Autor(es): Frei Betto
Correio Braziliense - 11/11/2011
Escritor, autor, em parceria com Marcelo Gleiser e Waldemar Falcão, de Conversa sobre a fé e a ciência (Agir), entre outros livros
Lula é, hoje, a voz do Brasil. De modo especial, a voz dos que não têm voz. Nenhum brasileiro tem, no exterior, tanta audiência. Os chefes de Estado prestam atenção no que ele diz, inclusive Dilma Rousseff.
Universidades dos cinco continentes o homenageiam com o diploma de doutor honoris causa. Empresários, dentro e fora do Brasil, querem conhecer seu ponto de vista sobre a conjuntura. Organismos internacionais se interessam pelo modo como o seu governo combateu a fome e reduziu a desigualdade social no Brasil.
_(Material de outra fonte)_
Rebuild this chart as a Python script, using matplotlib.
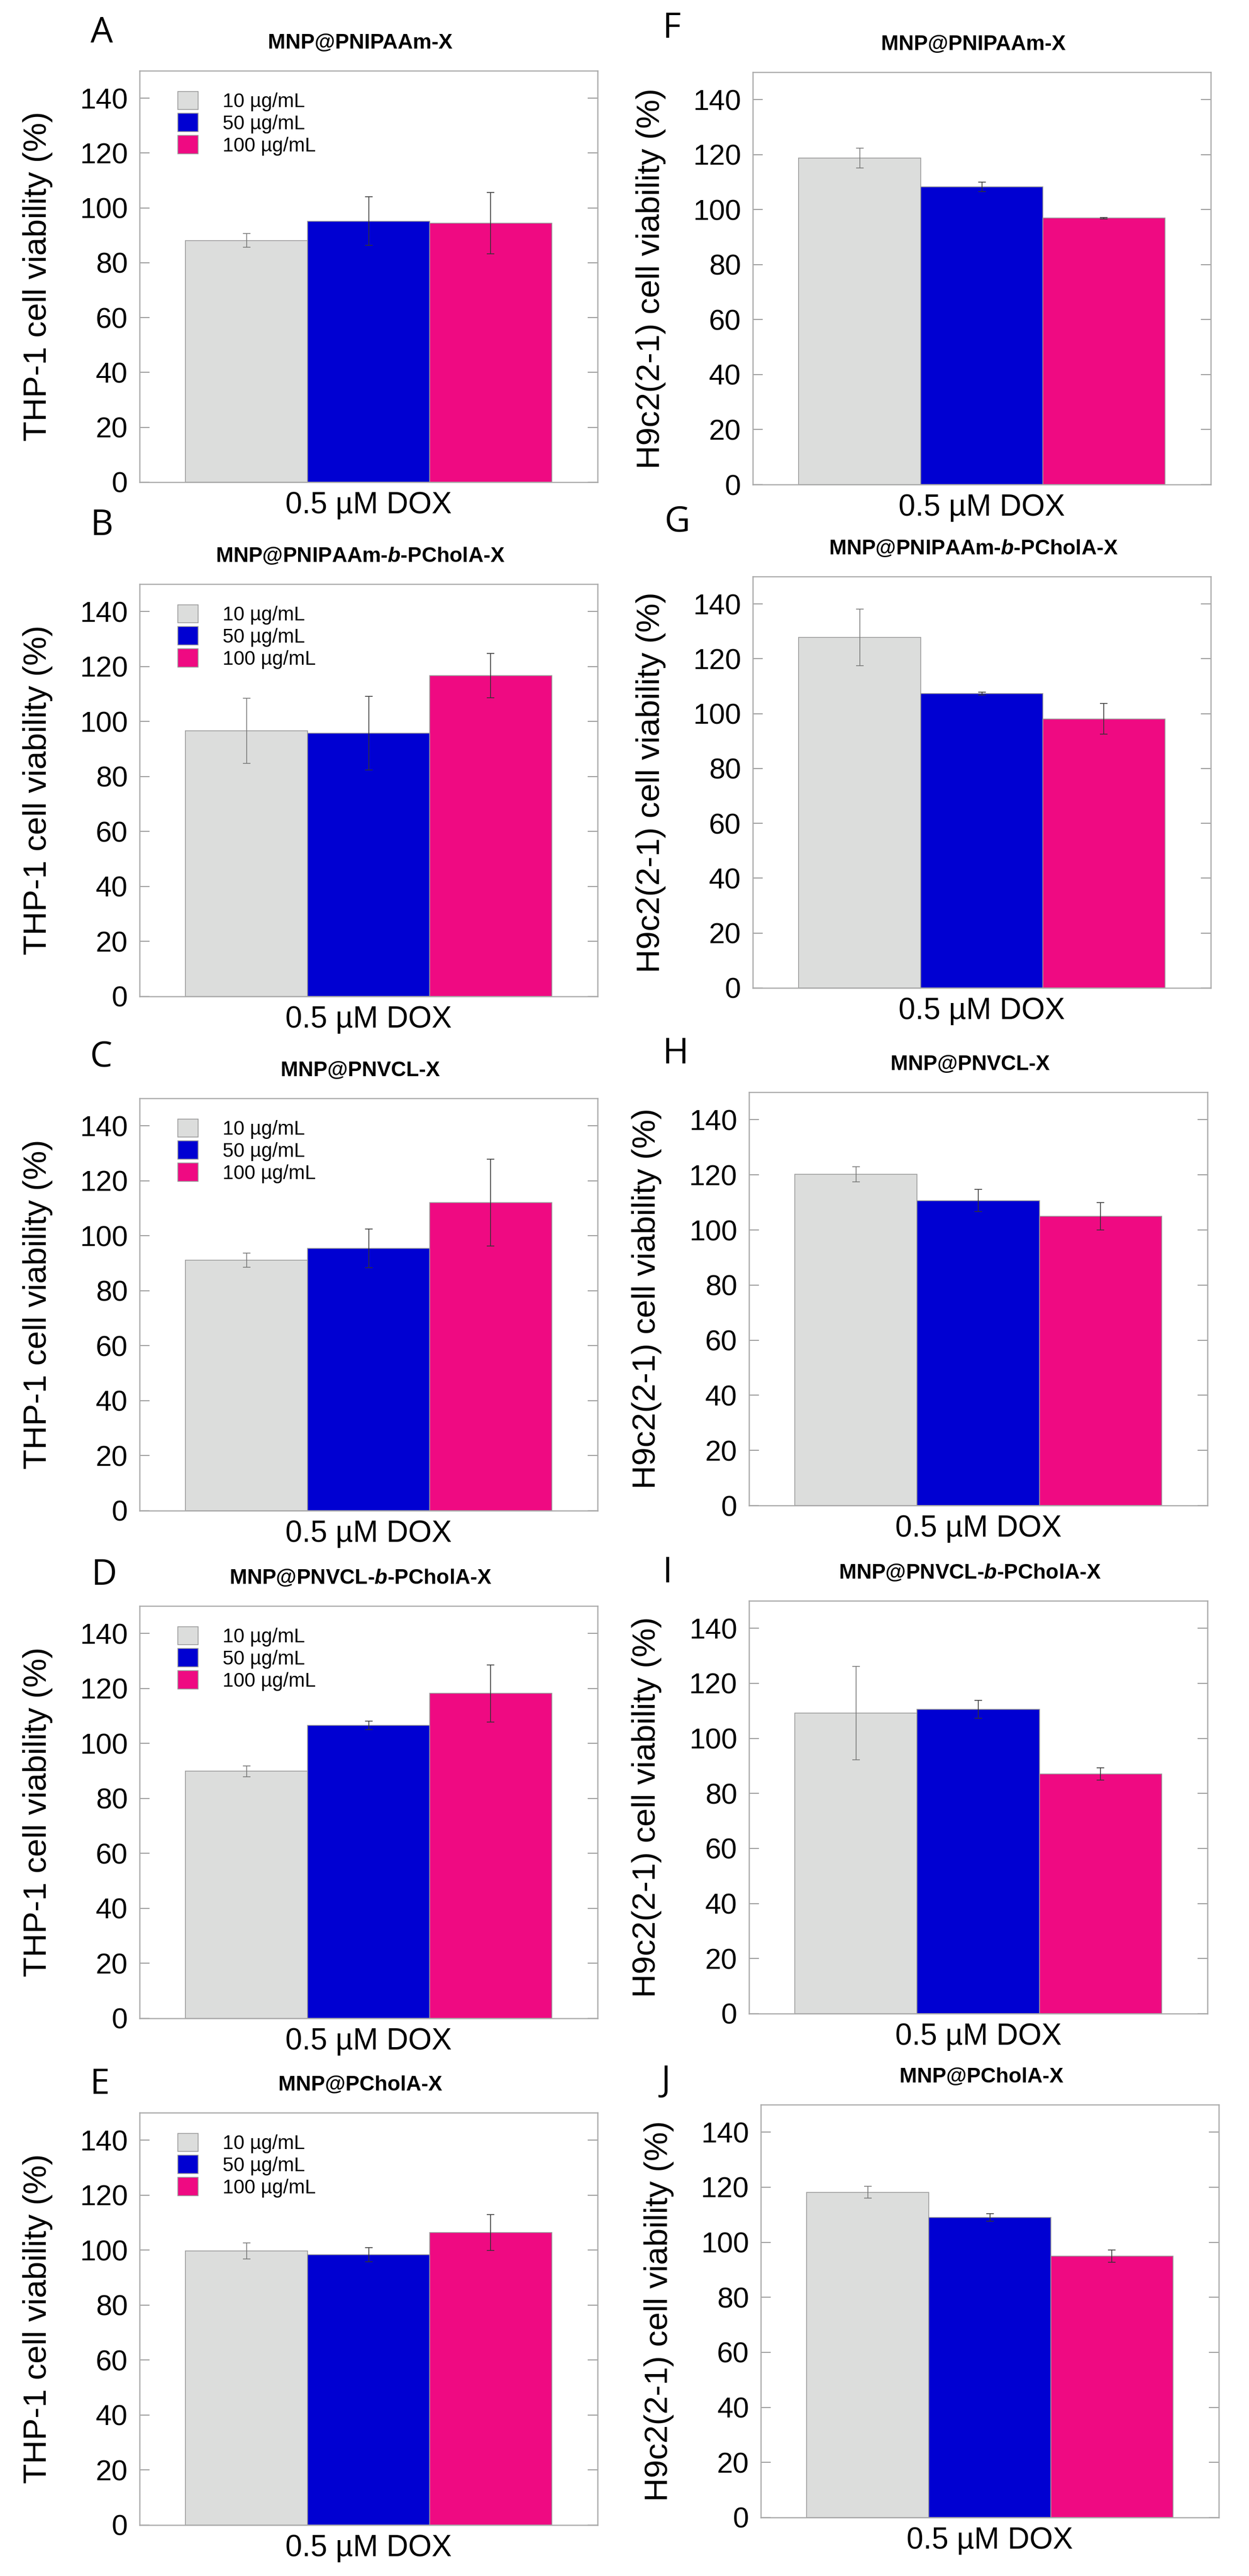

A vida é imprevisível. Frágil como uma folha seca. E o futuro a Deus pertence. Súbito, Lula vê-se afetado por um câncer na laringe. Até parece que a natureza decidiu atingi-lo em seu calcanhar de aquiles. Como ocorreu ao pianista João Carlos Martins, cujos dedos das mãos, afetados por uma sucessão de problemas de saúde, quase o obrigaram a se afastar da música. Hoje, ele é reconhecidamente um exímio regente.
O câncer parece perseguir os chefes de Estado: Lugo, Chávez, José Alencar... Lula é feito da mesma matéria-prima de Alencar. Os dois foram dotados de um imbatível otimismo frente à vida, sustentado por consistente fé cristã. Como Alencar, Lula se sabe predestinado — não no sentido messiânico que o termo possa sugerir, e sim como resultado de uma convergência de fatores que o levaram à vida pública — e, graças à sensibilidade social trazida de berço, se empenha em minorar a desigualdade social e a promover uma ampla política de inclusão dos empobrecidos.
Todo o poder de comunicação de Lula se centra na voz. Ele nasceu brindado pelo dom da oratória. Lembro-me do início de nossa amizade, nas grandes assembleias metalúrgicas do ABC, no estádio da Vila Euclides, nos primeiros anos da década de 1980. Lula, antes de sair de casa, elencava num pedaço de papel os temas a serem abordados em seu discurso de encerramento da concentração operária. Era sempre o último a falar. Seu discurso marcava a culminância da assembleia.
Ocupado o palanque, iniciava-se a sucessão de pronunciamentos: diretores do Sindicato dos Metalúrgicos, líderes operários, advogados trabalhistas, políticos... À medida que o ato avançava, os pontos elencados por Lula brotavam da boca dos oradores que o precediam. Eu me sentia aflito por ele, preocupado se, ali no palanque, ele teria ideia de outros temas que ninguém tivesse abordado.
Terminada a lista de oradores, a palavra de coroamento da manifestação cabia a Lula. Todos prestavam silenciosa atenção, como se cada uma de suas frases devesse ser absorvida pela multidão. Então, Lula surpreendia. Não por arrancar da cartola retórica, como um mágico, temas inéditos. A pauta era a mesma. A novidade consistia no modo como a abordava.
Não falava com a cabeça, e sim com o coração. Não proferia teorias nem se perdia na ênfase de frases demagógicas. Discursava a partir de experiências oriundas de sua trajetória pessoal, criava parábolas, contava "causos". Exortava, advertia, expressava metáforas bem-humoradas, destilava ironias em torno da ditadura, caricaturava ministros e empresários, cobrava de cada grevista empenho na mobilização, atiçava os brios éticos da massa trabalhadora. Seu pronunciamento soava mais moral do que político. Sua voz inflamava a assembleia.
Agora, a voz padece. Descansa. Exige cuidados. Lula, como ocorre às águias ao atingirem 40 anos de idade, se recolhe à montanha para adquirir novo vigor. E, em breve, retomar seu voo por uma política, no Brasil e no mundo, centrada no fim da miséria e da pobreza — onde a sua vida teve início.